Sunday, January 20, 2013

Penny Thoughts ‘13—Why Stop Now (2012) **½

R, 85 min.
Directors/Writers: Phil Dorling, Ron Nyswaner
Starring: Jesse Eisenberg, Melissa Leo, Tracy Morgan, Isiah Whitlock Jr., Sarah Ramos, Emma Rayne Lyle, Stephanie March, Tanya Wright 

“Why Stop Now” is one of those movies that has all the right elements, but just doesn’t work for some reason. I can’t put my finger on just what it is that brings this movie down. Perhaps it’s a lack of passion. Perhaps it doesn’t succeed in investing us in its characters well enough. Whatever it is, there is much to appreciate here.

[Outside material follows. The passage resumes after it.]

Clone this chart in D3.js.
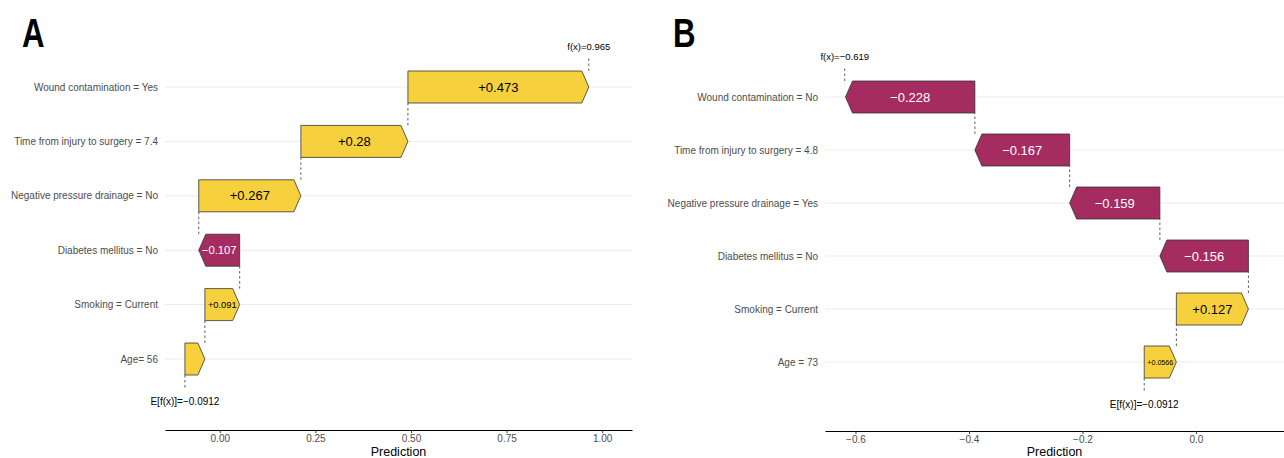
<!DOCTYPE html>
<html>
<head>
<meta charset="utf-8">
<script src="https://cdn.jsdelivr.net/npm/d3@7"></script>
<style>
  html, body { margin: 0; padding: 0; background: #fff; }
  svg { display: block; }
  text { font-family: "Liberation Sans", Arial, Helvetica, sans-serif; }
</style>
</head>
<body>
<svg id="chart" width="1284" height="458"></svg>
<script>
// Waterfall of SHAP contributions, listed from the bottom row upwards.
const featuresA = ["Age= 56", "Smoking = Current", "Diabetes mellitus = No",
  "Negative pressure drainage = No", "Time from injury to surgery = 7.4", "Wound contamination = Yes"];
const shapA = [0.0522, 0.091, -0.107, 0.267, 0.28, 0.473];
const baseA = -0.0912;
const fxA = 0.965;
const ticksA = [0, 0.25, 0.5, 0.75, 1.0];

const featuresB = ["Age = 73", "Smoking = Current", "Diabetes mellitus = No",
  "Negative pressure drainage = Yes", "Time from injury to surgery = 4.8", "Wound contamination = No"];
const shapB = [0.0566, 0.127, -0.156, -0.159, -0.167, -0.228];
const baseB = -0.0912;
const fxB = -0.619;
const ticksB = [-0.6, -0.4, -0.2, 0.0];

const POS = "#f7d13d", NEG = "#a52c60";
const svg = d3.select("#chart");
const fmtShap = d3.format("+.3~g");
const fmtVal = d3.format(".3~g");

function drawPanel(p) {
  const g = svg.append("g");
  const x = d3.scaleLinear().domain(p.domain).range([p.left, p.right]);
  const y = d3.scalePoint().domain(p.features).range([p.bottomRow, p.topRow]);
  const hh = 16;

  // panel letter (condensed bold)
  g.append("text")
    .attr("transform", `translate(${p.letterX},47) scale(0.78,1)`)
    .attr("font-weight", "bold").attr("font-size", 40).attr("fill", "#000").text(p.letter);

  // horizontal gridlines
  g.selectAll("line.grid").data(p.features).join("line")
    .attr("x1", p.left).attr("x2", p.right)
    .attr("y1", d => y(d)).attr("y2", d => y(d))
    .attr("stroke", "#ebebeb").attr("stroke-width", 1);

  // feature labels
  g.selectAll("text.ylab").data(p.features).join("text")
    .attr("x", p.left - 7).attr("y", d => y(d)).attr("dy", "0.35em")
    .attr("text-anchor", "end").attr("font-size", 10).attr("fill", "#4d4d4d")
    .text(d => d);

  // cumulative start/end of each bar
  let acc = p.base;
  const bars = p.shap.map((v, i) => {
    const b = { feature: p.features[i], value: v, start: acc, end: acc + v };
    acc += v;
    return b;
  });

  // dashed connectors between consecutive bars
  for (let i = 0; i < bars.length - 1; i++) {
    const xx = x(bars[i].end);
    g.append("line").attr("x1", xx).attr("x2", xx)
      .attr("y1", y(bars[i].feature) - hh).attr("y2", y(bars[i + 1].feature) + hh)
      .attr("stroke", "#333").attr("stroke-width", 0.8).attr("stroke-dasharray", "2.5,2.5");
  }

  // arrow-shaped bars
  const arrow = b => {
    const x0 = x(b.start), x1 = x(b.end), c = y(b.feature);
    const dir = x1 >= x0 ? 1 : -1;
    const tip = Math.min(7, Math.abs(x1 - x0));
    const xt = x1 - dir * tip;
    return `M${x0},${c - hh}L${xt},${c - hh}L${x1},${c}L${xt},${c + hh}L${x0},${c + hh}Z`;
  };
  g.selectAll("path.bar").data(bars).join("path")
    .attr("d", arrow)
    .attr("fill", d => d.value >= 0 ? POS : NEG)
    .attr("stroke", "#333").attr("stroke-width", 0.8);

  // value labels, shrunk to fit the bar
  bars.forEach(b => {
    const w = Math.abs(x(b.end) - x(b.start));
    const t = g.append("text")
      .attr("x", (x(b.start) + x(b.end)) / 2).attr("y", y(b.feature)).attr("dy", "0.36em")
      .attr("text-anchor", "middle").attr("font-size", 10)
      .attr("fill", b.value >= 0 ? "#000" : "#fff")
      .text(fmtShap(b.value));
    const perPx = t.node().getComputedTextLength() / 10;
    const size = Math.min(13, (w - 6) / perPx);
    if (size < 5) t.remove(); else t.attr("font-size", size);
  });

  // f(x) marker above the top bar
  const top = bars[bars.length - 1];
  g.append("line").attr("x1", x(p.fx)).attr("x2", x(p.fx))
    .attr("y1", y(top.feature) - hh).attr("y2", y(top.feature) - hh - 15)
    .attr("stroke", "#333").attr("stroke-width", 0.8).attr("stroke-dasharray", "2.5,2.5");
  g.append("text").attr("x", x(p.fx)).attr("y", y(top.feature) - hh - 21)
    .attr("text-anchor", "middle").attr("font-size", 9.5).attr("fill", "#000")
    .text("f(x)=" + fmtVal(p.fx));

  // E[f(x)] marker below the bottom bar
  const bot = bars[0];
  g.append("line").attr("x1", x(p.base)).attr("x2", x(p.base))
    .attr("y1", y(bot.feature) + hh).attr("y2", y(bot.feature) + hh + 13)
    .attr("stroke", "#333").attr("stroke-width", 0.8).attr("stroke-dasharray", "2.5,2.5");
  g.append("text").attr("x", x(p.base)).attr("y", y(bot.feature) + hh + 30)
    .attr("text-anchor", "middle").attr("font-size", 10).attr("fill", "#000")
    .text("E[f(x)]=" + fmtVal(p.base));

  // x axis
  const ax = g.append("g").attr("transform", `translate(0,${p.axisY})`)
    .call(d3.axisBottom(x).tickValues(p.ticks).tickFormat(d3.format(p.tickFmt))
      .tickSize(3).tickPadding(1.5).tickSizeOuter(0));
  ax.select(".domain").attr("stroke", "#000").attr("stroke-width", 1.2);
  ax.selectAll(".tick line").attr("stroke", "#333");
  ax.selectAll(".tick text").attr("fill", "#4d4d4d").attr("font-size", 10)
    .attr("font-family", "'Liberation Sans', Arial, sans-serif");

  g.append("text").attr("x", (p.left + p.right) / 2).attr("y", 456)
    .attr("text-anchor", "middle").attr("font-size", 12.5).attr("fill", "#000")
    .text("Prediction");
}

drawPanel({
  letter: "A", letterX: 22, features: featuresA, shap: shapA, base: baseA, fx: fxA,
  ticks: ticksA, tickFmt: ".2f", domain: [-0.1433, 1.078], left: 165, right: 632,
  topRow: 87, bottomRow: 359, axisY: 430
});
drawPanel({
  letter: "B", letterX: 673, features: featuresB, shap: shapB, base: baseB, fx: fxB,
  ticks: ticksB, tickFmt: ".1f", domain: [-0.6537, 0.1551], left: 825, right: 1284,
  topRow: 97, bottomRow: 362, axisY: 431
});
</script>
</body>
</html>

It follows a mother and son, who are both substance abusers, over the course of one eventful day that starts with an attempt to check the mother into a rehabilitation program. They won’t let her in because she doesn’t have insurance, but if she can produce a dirty sample of urine to prove she is using, they will. A doctor tells her off the record to go out and get high to get around the insurance issue. I find this to be a sadly plausible development and a rather funny dilemma.

The son is a gifted pianist, although his home life makes such a talent a bit of a miracle. His music teacher has scheduled an audition for a notable Boston music conservatory. Since he now must help his mother score a fix, will he be able to make his audition and will he be able to perform at peak level? I like this set up a lot.

With its laid back style and dysfunctional characters, “Why Stop Now” reminded me a great deal of the often overlooked Michael Douglas movie “Wonder Boys” in which he played a substance abusing college professor highly admired by his student despite the mess of a life he lives. What that movie has that “Why Stop Now” is lacking, I can’t say. Michael Douglas?

I don’t think that’s it because it does have a surprisingly strong cast. Jesse Eisenberg and Melissa Leo, both Oscar nominees, Leo a winner, play the son and mother. Tracy Morgan is surprisingly controlled and quite good as the mother’s drug dealer. I guess its main problem is that nothing much really happens over the course of the day beyond getting the drugs and the son’s audition. A great many things complicate those events, but nothing much is really discovered by the end of it all. The son is a great musician. The mother is a mess of a person. The son is obviously headed down the same path. And that’s about it.  I want to say you should see it, but I’m afraid many people would disagree, including myself. I’m just not sure why.